Xingfu Wu is a TEES Research Associate Professor at Texas A&M University. He is a senior ACM member. His research interests are performance evaluation and modeling, power modeling, parallel and cloud computing, scientific computing, energy-efficient computing, and power and energy analysis in HPC systems. His monograph: Performance Evaluation, Prediction and Visualization of Parallel Systems, was published by Kluwer Academic Publishers (ISBN 0-7923-8462-8) in 1999. He won the best paper award in the 14th IEEE International Conference on Computational Science and Engineering in 2011.


Hiroaki Yamanaka
National Institute of Information and Communications Technology
hyamanaka@nict.go.jp
Research Interests:
SDN, virtualization, Edge computing, IoT

Hiroaki Yamanaka received M.E. and Ph.D from Osaka University in 2008 and 2011, respectively.
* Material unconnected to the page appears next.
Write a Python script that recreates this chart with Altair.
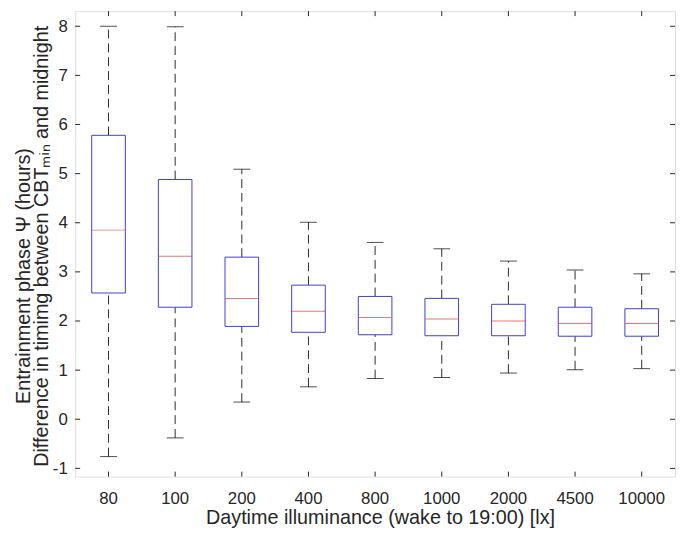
import altair as alt
import pandas as pd

cats = ["80", "100", "200", "400", "800", "1000", "2000", "4500", "10000"]
lower = [-0.76, -0.38, 0.35, 0.66, 0.83, 0.85, 0.94, 1.01, 1.03]
q1 = [2.57, 2.28, 1.89, 1.77, 1.72, 1.70, 1.70, 1.69, 1.69]
median = [3.85, 3.32, 2.46, 2.20, 2.07, 2.04, 2.00, 1.95, 1.95]
q3 = [5.78, 4.88, 3.30, 2.73, 2.50, 2.46, 2.34, 2.28, 2.25]
upper = [8.0, 7.99, 5.09, 4.01, 3.60, 3.47, 3.22, 3.04, 2.96]
yticks = [-1, 0, 1, 2, 3, 4, 5, 6, 7, 8]

XTITLE = "Daytime illuminance (wake to 19:00) [lx]"
YTITLE1 = "Entrainment phase \u03a8 (hours)"
YTITLE2 = "Difference in timimg between CBT\u2098\u1d62\u2099 and midnight"

df = pd.DataFrame({"cat": cats, "lower": lower, "q1": q1, "median": median,
                   "q3": q3, "upper": upper})
tdf = pd.DataFrame({"v": yticks})

W, H = 607, 471
FONT = "Liberation Sans"
AX = "#262626"
BLUE = "#3d3dd6"
RED = "#e8393b"
DASH = "#2a2a2a"

xs = alt.Scale(domain=cats, paddingInner=0, paddingOuter=0)
ys = alt.Scale(domain=[-1.167, 8.308], nice=False, zero=False)

xenc = alt.X("cat:N", scale=xs, sort=cats,
             axis=alt.Axis(title=XTITLE,
                           labelAngle=0, ticks=False, domain=False,
                           labelPadding=14, labelFont=FONT, labelFontSize=17,
                           labelColor=AX, titleFont=FONT, titleFontSize=20,
                           titleFontWeight="normal", titleColor=AX,
                           titleX=W / 2 + 5, titleY=48, titleBaseline="alphabetic"))

def yenc(field):
    return alt.Y(field, type="quantitative", scale=ys,
                 axis=alt.Axis(values=yticks, ticks=False, domain=False, grid=False,
                               labelExpr="datum.value",
                               labelPadding=8, labelFont=FONT, labelFontSize=17,
                               labelColor=AX, title=None))

base = alt.Chart(df)

wh_up = base.mark_rule(color=DASH, strokeWidth=1, strokeDash=[9, 5]).encode(
    x=xenc, y=yenc("q3"), y2="upper")
wh_lo = base.mark_rule(color=DASH, strokeWidth=1, strokeDash=[9, 5]).encode(
    x=xenc, y=yenc("lower"), y2="q1")
box = base.mark_bar(fill="white", stroke=BLUE, strokeWidth=1, size=34).encode(
    x=xenc, y=yenc("q1"), y2="q3")
med = base.mark_tick(color=RED, thickness=1, size=34).encode(
    x=xenc, y=yenc("median"))
cap_up = base.mark_tick(color="black", thickness=1, size=17).encode(
    x=xenc, y=yenc("upper"))
cap_lo = base.mark_tick(color="black", thickness=1, size=17).encode(
    x=xenc, y=yenc("lower"))

tk = alt.Chart(tdf)
ltick = tk.mark_rule(color=AX, strokeWidth=1).encode(
    y=yenc("v"), x=alt.value(0), x2=alt.value(5))
rtick = tk.mark_rule(color=AX, strokeWidth=1).encode(
    y=yenc("v"), x=alt.value(W - 5), x2=alt.value(W))
ttick = base.mark_rule(color=AX, strokeWidth=1).encode(
    x=xenc, y=alt.value(0), y2=alt.value(5))
btick = base.mark_rule(color=AX, strokeWidth=1).encode(
    x=xenc, y=alt.value(H - 5), y2=alt.value(H))

yt1 = alt.Chart(pd.DataFrame({"t": [YTITLE1]})).mark_text(
    angle=270, align="center", baseline="middle", font=FONT, fontSize=20,
    color=AX).encode(text="t:N", x=alt.value(-52), y=alt.value(268))
yt2 = alt.Chart(pd.DataFrame({"t": [YTITLE2]})).mark_text(
    angle=270, align="center", baseline="middle", font=FONT, fontSize=20,
    color=AX).encode(text="t:N", x=alt.value(-34), y=alt.value(238))

chart = alt.layer(wh_up, wh_lo, box, med, cap_up, cap_lo,
                  ltick, rtick, ttick, btick, yt1, yt2).properties(
    width=W, height=H,
    autosize=alt.AutoSizeParams(type="none"),
    padding={"left": 68, "top": 0, "right": 2, "bottom": 60},
).configure_view(stroke=AX, strokeWidth=1).configure(background="white")

chart.save("out.html", embed_options={"renderer": "svg", "actions": False})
From 2011, he is a researcher at Network Testbed R&D Laboratory of National Institute of Information and Communications Technology (NICT). His current research work is focusing on network virtualization and OpenFlow.


Ming-Der Yang
National Chung Hsing University
mdyang@nchu.edu.tw
Research Interests:
Image processing, remote sensing, geographic information system, environmental monitoring, disaster assessment

Ming-Der Yang is a Professor with the Department of Civil Engineering, National Chung Hsing University. He has devoted himself into the field of disaster investigation for many years and published many international journal research papers. Recently, research efforts have been put on developing 3-D reconstruction technology on remote sensing images for disaster monitoring and assessment.